Irrompe Vladimir Putin nello scenario di guerra tra Israele e Iran. Mentre è iniziato il conto alla rovescia dei giorni che mancano allo scadere delle due settimane di meditazione autoassegnatesi tre giorni fa dal presidente Usa Donald Trump per decidere se e come e quando bombardare Teheran e mentre i tentativi diplomatici per incassare un passo indietro degli ayatollah sul percorso che porta al nucleare, il presidente russo prende drasticamente posizione in favore della Repubblica islamica. «L'Iran ha il diritto di perseguire programmi di tecnologia nucleare per scopi pacifici», ha detto ieri lo Zar in un'intervista a Sky News Arabia, aggiungendo che la Russia è pronta a fornire a Teheran «l'assistenza e il supporto necessari allo sviluppo dell'energia nucleare pacifica, proprio come ha fatto negli anni precedenti». Putin ricorda che «l'Iran ha dichiarato ripetutamente di non cercare di sviluppare armi nucleari. E l'Aiea non ha prove o segnali che indichino lo sviluppo di armi nucleari». Inoltre l'inquilino del Cremlino ricorda anche che esiste una fatwa in Iran che proibisce lo sviluppo di armi nucleari ed è «di grande importanza».
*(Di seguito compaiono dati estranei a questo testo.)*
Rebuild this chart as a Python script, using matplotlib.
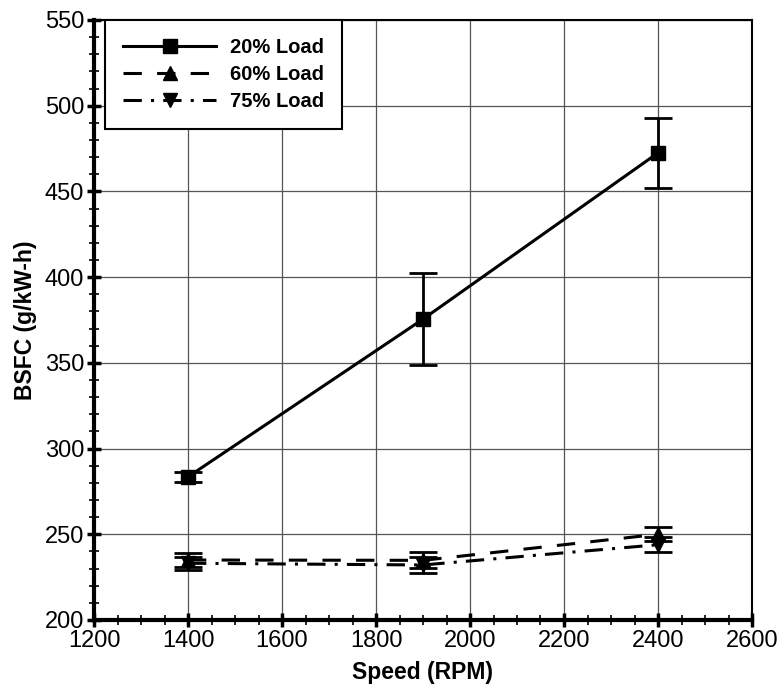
import numpy as np
import matplotlib.pyplot as plt
from matplotlib.lines import Line2D
from matplotlib.ticker import MultipleLocator

plt.rcParams['font.family'] = ['Liberation Sans', 'DejaVu Sans']

speed = [1400, 1900, 2400]

bsfc_20 = [283.5, 375.5, 472.5]
err_20 = [2.8, 27.0, 20.3]

bsfc_60 = [235.0, 234.8, 250.0]
err_60 = [3.9, 4.6, 4.2]

bsfc_75 = [233.1, 232.1, 243.9]
err_75 = [3.9, 4.5, 4.4]

labels = ['20% Load', '60% Load', '75% Load']
markers = ['s', '^', 'v']
styles = ['-', (0, (6, 5)), (0, (6, 3, 1, 3))]

fig = plt.figure(figsize=(7.8, 6.87), dpi=100)
ax = fig.add_axes([94 / 780, 67 / 687, (752 - 94) / 780, 600 / 687])

ax.grid(True, which='major', color='#555555', linewidth=0.9)
ax.set_axisbelow(True)

common = dict(color='black', ecolor='black', elinewidth=2.0, capsize=10,
              capthick=2.0, linewidth=2.2, markersize=10)

series = [(bsfc_20, err_20), (bsfc_60, err_60), (bsfc_75, err_75)]
handles = []
for (vals, errs), lab, mk, ls in zip(series, labels, markers, styles):
    ax.errorbar(speed, vals, yerr=errs, marker=mk, linestyle=ls, **common)
    handles.append(Line2D([], [], color='black', marker=mk, linestyle=ls,
                          linewidth=2.2, markersize=10, label=lab))

ax.set_xlim(1200, 2600)
ax.set_ylim(200, 550)
ax.xaxis.set_major_locator(MultipleLocator(200))
ax.xaxis.set_minor_locator(MultipleLocator(50))
ax.yaxis.set_major_locator(MultipleLocator(50))
ax.yaxis.set_minor_locator(MultipleLocator(10))
ax.tick_params(which='major', direction='inout', length=10, width=2.5,
               labelsize=17, pad=2)
ax.tick_params(which='minor', direction='inout', length=7, width=1.2)

for side in ['left', 'bottom']:
    ax.spines[side].set_linewidth(3)
for side in ['top', 'right']:
    ax.spines[side].set_linewidth(1.5)

ax.set_xlabel('Speed (RPM)', fontsize=16.5, fontweight='bold', labelpad=7)
ax.set_ylabel('BSFC (g/kW-h)', fontsize=16.5, fontweight='bold', labelpad=6)

leg = ax.legend(handles=handles, loc='upper left',
                bbox_to_anchor=(0.017, 1.0),
                prop={'weight': 'bold', 'size': 14.5}, handlelength=4.6,
                fancybox=False, framealpha=1, edgecolor='black',
                borderpad=0.9, labelspacing=0.4, handletextpad=0.7,
                borderaxespad=0)
leg.get_frame().set_linewidth(1.5)

fig.savefig('out.png', dpi=100)
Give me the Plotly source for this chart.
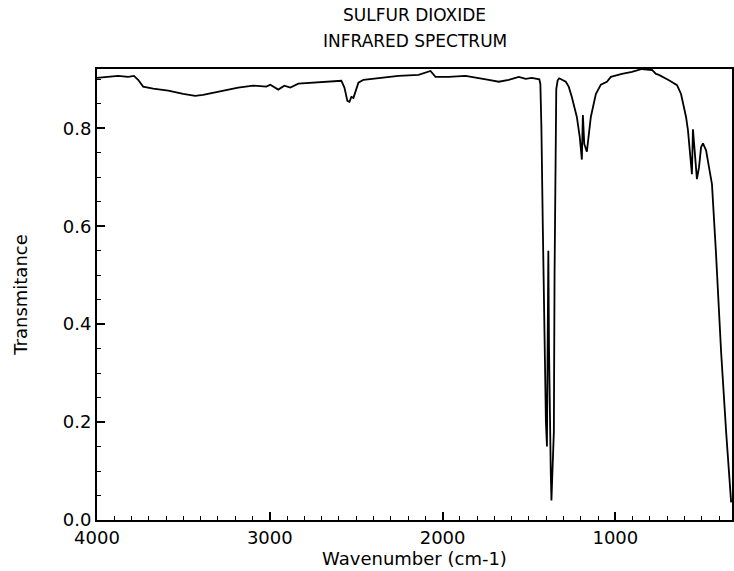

L'intervento di Putin sembra un po' riequilibrare le tifoserie del conflitto israelo-iraniano, nel quale l'Occidente ha preso decisamente le difese di Tel Aviv, pur invocando la fine dei bombardamenti dei target civili. In Europa si riflette su
quanto è accaduto venerdì a Ginevra, dove i ministri degli Esteri di Francia (Jean-Noel Barrot), Regno Unito (David Lammy) e Germania (Johann Wadephul) e l'Alto Rappresentante Ue per la Politica Estera, Kaja Kallas hanno incontrato il pari grado iraniano Abbas Araghchi. Un pomeriggio di trattative il cui unico risultato è stata la promessa di continuare il dialogo, sperando che porti a risultati migliori rispetto a venerdì. Quando l'Iran ha conformato di voler proseguire sullo sviluppo del nucleare per usi rigorosamente pacifici, clausola che sembra non rassicurare minimamente l'Occidente.
Ieri Araghchi è volato da Ginevra a Istanbul, dove ha incontrato i ministri degli Esteri dei Paesi dell'Organizzazione per la cooperazione islamica, un parterre compiacente con il quale il ministro iraniano ha avuto gioco facile ha spiegare le proprie ragioni e a ottenere una dichiarazione di condanna degli attacchi israeliani. Prima del vertice Araghchi ha affermato con alcuni giornalisti che sarebbe «molto, molto pericoloso per tutti» se gli Stati Uniti decidessero di partecipare attivamente alla guerra con Israele e ha ribadito l'intenzione di negoziare solo se smetteranno di cadere le bombe israeliane. «Per tornare alla diplomazia, l'aggressione deve cessare», ha tagliato corto.
Araghchi a Istanbul ha anche incontrato il padrone di casa, il presidente turco Recep Tayyip Erdogan, che ha invocato colloqui
tecnici e a livello di leadership tra l'Iran e gli Stati Uniti per cercare di risolvere l'attuale crisi e si è offerto di assumere un ruolo da mediatore. «La regione non può tollerare un'altra guerra, Israele va fermato immediatamente».
L'Europa sembra voler insistere sul negoziato. Meglio un dialogo tra sordi che nessun dialogo. Ieri il presidente francese Emmanuel Macron ha sentito il presidente iraniano Masoud Pezeshkian, che gli ha ribadito che «non accetteremo in nessuna circostanza di ridurre a zero le nostre attività nucleari». L'uomo di Teheran ha però confermato la disponibilità a «discutere e a collaborare per costruire la fiducia nel campo delle attività nucleari pacifiche».
Da parte sua il capo dello Stato francese, che continua a credere nel format E3 per il dialogo con Teheran, ha avvertito il suo omologo della «profonda preoccupazione riguardante il programma nucleare iraniano», ribadendo che «l'Iran non dovrà mai avere l'arma nucleare» e dovrà «dare tutte le garanzie che le sue intenzioni sono pacifiche». Una partita a scacchi dominata dalla sfiducia e dalla paura. In attesa di Trump.